James Cuno Named as New President and Director for the J. Paul Getty Trust

The Board of Trustees of the J. Paul Getty Trust announced today that James Cuno, recognized both nationally and internationally as a noted museum leader and scholar and an accomplished leader in the field of the visual arts, has been named president and CEO of the J. Paul Getty Trust. Cuno, comes to the Getty after serving since 2004 as president and Director of the Art Institute of Chicago, the second-largest museum in the country, after the Metropolitan Museum of Art.

June 16, 2011
James Cuno

At the Art Institute he oversaw the construction of its $280 million Modern Wing, designed by Renso Piano, which enlarged the museum in more than 250,000 square feet opening in 2009, situating the institution as a leader center for contemporary art.

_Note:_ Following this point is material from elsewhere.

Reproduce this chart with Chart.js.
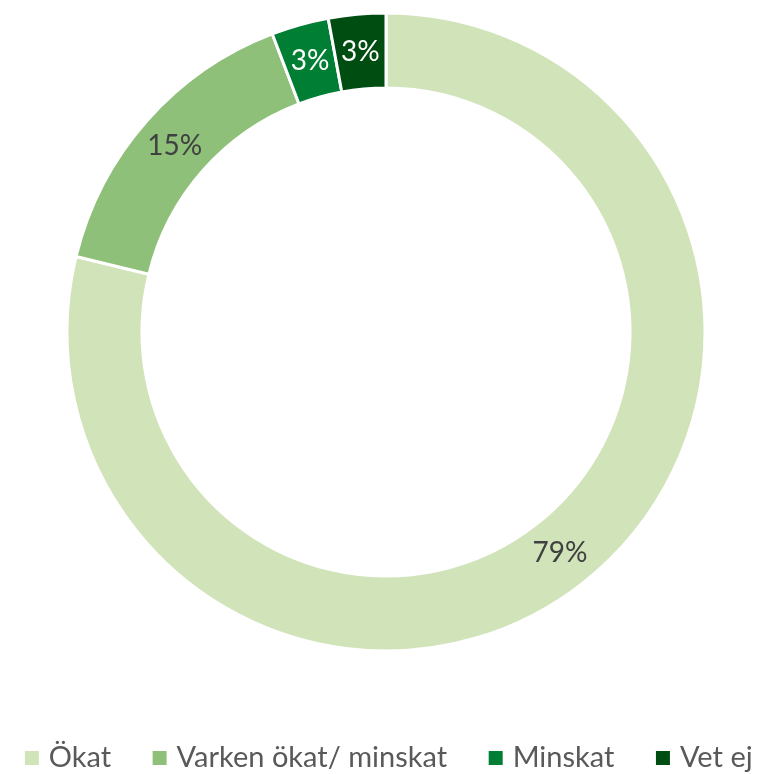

Cuno will assume his new post in at the J. Paul Getty, a Museum, conservation institute, a research institute and a foundation, on Aug. 1.

Prior to directing the Art Institute of Chicago, one of the world’s leading encyclopedic art museums, Cuno was the director and professor of the Courtauld Institute of Art, University of London, from 2003-2004; the Elizabeth and John Moors Cabot Director of the Harvard University Art Museums and professor of the history of art and architecture at Harvard from 1991 to 2003; director of the Hood Museum of Art, Dartmouth College, from 1989-1991; director of the Grunwald Center for the Graphic Arts, UCLA, from 1986-1989; and assistant professor of art, Vassar College, from 1983-1986. Cuno, 60, received his A.M. and Ph.D. in the History of Art from Harvard in 1980 and 1985, respectively; an M.A. in the History of Art from the University of Oregon in 1978; and a B.A. in History from Willamette University in 1973. A Fellow of the American Academy of Arts and Sciences, Cuno is a prolific author and lecturer on museums and cultural policy. His most recent book, “ Museums Matter: In Praise of the Encyclopedic Museum”, will be published by the University of Chicago Press later this fall.

Mark S. Siegel, chair of the Getty’s Board of Trustees said, “Jim’s background as a scholar and arts leader, and as a proven executive at major arts institutions in the United States and Great Britain, made him an ideal candidate to lead the J. Paul Getty Trust. The Getty operates locally through its highly regarded Museums at the Getty Center and at the Getty Villa, and globally through the work of its four programs. The Getty needs a leader with an understanding of all aspects of the visual arts, who is known and respected around the world for intellectual curiosity and achievement. But the Getty also needs an experienced executive who has the managerial and strategic skills needed to lead a complex organization. Jim’s proven record gives our Board confidence that he, working with our outstanding management team, will be able to lead the Getty to ever greater accomplishments.”

According to the New York Times, Siegel said the board looked long and hard at the trust’s structure as it searched for a new leader, and the arrival of Cuno “will undoubtedly cause the trust to re-examine its priorities”.

Until now, the trust’s structure has been conceived in a way that the director of the museum answers to the president of the trust. Last year the museum’s director Michael Brand, resigned prematurely after differences with the Trust´s President over the museum’s direction. Also en 2004 the then Getty museum director resigned in similar conditions.

In the news spread by Art in America Stepanie Cash wrote: “The choice of Cuno is an interesting one for the Getty, given its central role in the international antiquities scandal that began in 2005 and resulted in the indictment in Italy of the Getty's longtime antiquities curator Marion True; Italian authorities dismissed her case last fall”. Also, Cash recall that in 2008, Cuno published Who Owns Antiquity?, in which he advocated a return to the system of partage, whereby archeological finds were shared among local authorities and sponsoring institutions—universities, museums—not retained solely by the host country.

Cuno said to the New York Times that he sees the Getty “more like a university than a museum.” He described the chance “to run such a broad-based art institution as irresistible”.